Solved – How to calculate the standard deviation for a Gaussian Process

bayesianbayesian optimizationcholesky decompositiongaussian processnormal distribution

I am quite new to Gaussian processes. A Gaussian Process looks like the following:

enter image description here

Where the dark blue line denotes the mean, and the filled-area denotes the mean+std and mean-std respectively.

From what I know, we can calculate the predicted mean function as follows

  • $K$ denotes the kernel used
  • $x_*$ denotes the x-coordinate to be
    predicted
  • $x_d$ denotes all the 'training data'/previously sampled
    data):

$$ m( y_* | y_d) = \mu(x_*) + K(x_*, x_d) K(x_d, x_d)^{-1} (y_d – \mu (x_d)) $$

and the covariance function as follows:

$$ C(y_* | y_d) = K(x_*, x_*) – K(x_*, x_d) K(x_d, x_d)^{-1} K(x_d, x_*) $$

As I am currently new to Gaussian processes and try to understand the process before going into implementations, I started working through this blog-post.
Here, the author calculates the following to end up with the standard-deviation:

K_ss = kernel(Xtest, Xtest)
K_s = kernel(Xtrain, Xtest, param)
K = kernel(Xtrain, Xtrain, param)

L = np.linalg.cholesky(K + 0.00005*np.eye(len(Xtrain)))
Lk = np.linalg.solve(L, K_s)

s2 = np.diag(K_ss) - np.sum(Lk**2, axis=0)
stdv = np.sqrt(s2)

My initial thought was that the covariance-function $C(y_* | y_d)$ can be used to calculate the standard deviation for each sampled data point in the above graph. However, looking at the code, I don't quite understand how this is done.

So my question is: How is the standard deviation calculated? And how can I then arrive at a graph like the above one?

Best Answer

The closed form equation for the predicted covariance inverts $K(x_d, x_d)$. However, using the Cholesky decomposition is faster and more numerically stable than directly taking the inverse. You can see the procedure laid out in Algorithm 2.1 of Gaussian Processes for Machine Learning.

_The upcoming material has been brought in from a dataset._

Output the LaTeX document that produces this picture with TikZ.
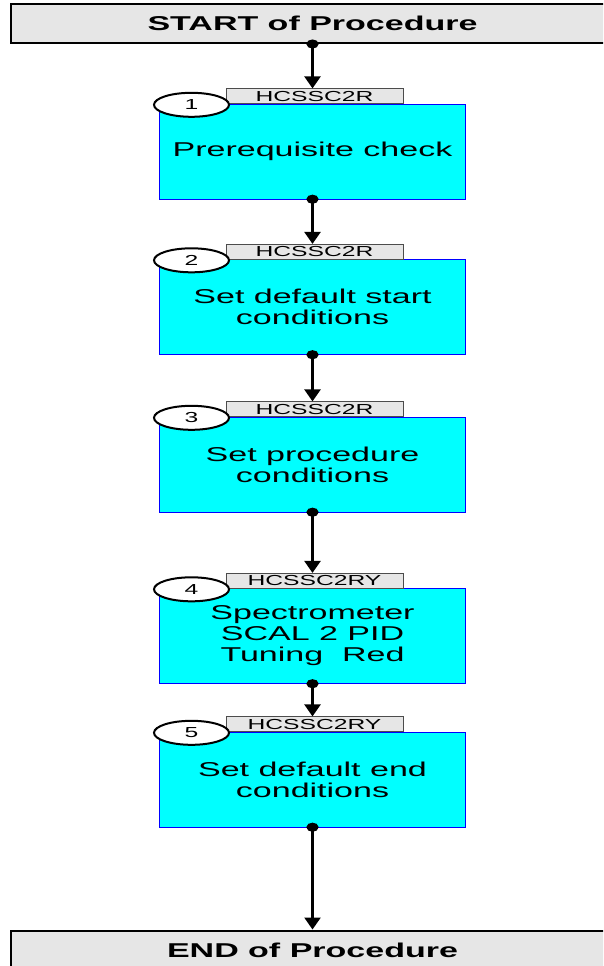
\documentclass[tikz,border=0pt]{standalone}
\usepackage{fontspec}
\setmainfont{Liberation Sans}[FakeStretch=1.7]
\usetikzlibrary{positioning,shapes.geometric,arrows.meta}

\definecolor{aqua}{RGB}{0,255,255}
\definecolor{tabgray}{RGB}{230,230,230}

\tikzset{
  stepbox/.style={draw=blue, fill=aqua, minimum width=306pt, minimum height=95pt,
    align=center, font=\fontsize{20}{21}\selectfont},
  tagbox/.style={draw=gray!60!black, fill=tabgray, minimum width=177pt,
    minimum height=15pt, inner sep=0pt, font=\fontsize{14.5}{15}\selectfont},
  numoval/.style={ellipse, draw=black, line width=2pt, fill=white,
    minimum width=75pt, minimum height=24pt, inner sep=0pt,
    font=\fontsize{14.5}{15}\selectfont},
  endbar/.style={draw=black, line width=2pt, fill=tabgray, minimum width=603pt,
    minimum height=39pt, font=\bfseries\fontsize{20}{21}\selectfont},
  flowline/.style={line width=2.5pt, shorten <=-4.5pt,
    {Circle[length=9pt,width=12pt]}-{Triangle[length=12pt,width=16pt]}}
}

\begin{document}
\begin{tikzpicture}[x=1pt,y=-1pt]
\useasboundingbox (0,0) rectangle (603,966);
\clip (0,0) rectangle (603,966);

\node[endbar] (start) at (312.5,23.5) {START of Procedure};
\node[endbar] (finish) at (312.5,950) {END of Procedure};

\node[stepbox] (b1) at (312.5,151.5) {Prerequisite check};
\node[stepbox] (b2) at (312.5,307) {Set default start\\conditions};
\node[stepbox] (b3) at (312.5,464.5) {Set procedure\\conditions};
\node[stepbox] (b4) at (312.5,636) {Spectrometer\\SCAL 2 PID\\Tuning\ \ Red};
\node[stepbox] (b5) at (312.5,779.5) {Set default end\\conditions};

\node[tagbox, above=0pt of b1, xshift=2pt] (t1) {HCSSC2R};
\node[tagbox, above=0pt of b2, xshift=2pt] (t2) {HCSSC2R};
\node[tagbox, above=0pt of b3, xshift=2pt] (t3) {HCSSC2R};
\node[tagbox, above=0pt of b4, xshift=2pt] (t4) {HCSSC2RY};
\node[tagbox, above=0pt of b5, xshift=2pt] (t5) {HCSSC2RY};

\node[numoval] (n1) at ([xshift=-121pt,yshift=-1pt]b1.north) {1};
\node[numoval] (n2) at ([xshift=-121pt,yshift=-1pt]b2.north) {2};
\node[numoval] (n3) at ([xshift=-121pt,yshift=-1pt]b3.north) {3};
\node[numoval] (n4) at ([xshift=-121pt,yshift=-1pt]b4.north) {4};
\node[numoval] (n5) at ([xshift=-121pt,yshift=-1pt]b5.north) {5};

\draw[flowline] (start.south) -- (start.south |- t1.north);
\draw[flowline] (b1.south) -- (b1.south |- t2.north);
\draw[flowline] (b2.south) -- (b2.south |- t3.north);
\draw[flowline] (b3.south) -- (b3.south |- t4.north);
\draw[flowline] (b4.south) -- (b4.south |- t5.north);
\draw[flowline] (b5.south) -- (b5.south |- finish.north);
\end{tikzpicture}
\end{document}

However, they don't show why they're equivalent, so I'll sketch it out here.

First

The closed-form equation gives a $n$ x $n$ covariance matrix for $d$ test points. The code only cares about it's diagonal. $K(x_*, x_*)$ is the $n$ a $n$ prior covariance between the test points, but the code extracts

np.diag(K_ss)

Note that

np.sum(Lk**2, axis=0)

is equivalent to:

np.diag(Lk.T @ Lk)

In other words,

Lk.T @ Lk 

is somehow equivalent to

$$ K(x_*, x_d) K(x_d, x_d)^{-1} K(x_d, x_*) $$

The Cholesky decomposition of $K$ produces a lower triangular matrix $L$ with real positive diagonal entries such that

$$K = LL^T$$

Let $k_s = K(x_d, x_*)$ so that the least squares (np.linalg.solve) step outputs: $$L_k = (L^TL)^{-1}L^Tk_s$$

$(AB)^T = B^TA^T$, $(AB)^{-1} = B^{-1}A^{-1}$, and $(A^{-1})^T = (A^T)^{-1} = A^{-T}$ , so

\begin{align} L_k^TL_k &= k_s^T L [(L^TL)^{-1})]^T(L^TL)^{-1}L^Tk_s\\ L_k^TL_k &= k_s^T L (L^{-1}L^{-T})^TL^{-1}L^{-T}L^Tk_s\\ L_k^TL_k &= k_s^T L L^{-1}L^{-T}L^{-1}L^{-T}L^Tk_s\\ L_k^TL_k &= k_s^T L^{-T}L^{-1}k_s \end{align}

From the definition of the Cholesky decomposition: $$ K^{-1} = (LL^T)^{-1} = L^{-T}L^{-1}$$

Therefore:

$$ L_k^TL_k = k_s^T K^{-1} k_s $$

Finally, note that in the code, they add a small diagonal element to the training covariance so that: $$K = K(x_d, x_d) + \sigma_n^2I$$.

The small diagonal element represents an estimate of the observation noise. That is, we assume that the observations $y$ are normally distributed with mean $f(x)$ and variance $\sigma_n^2$. Numerically, this helps to guarantee that the training covariance is positive definite.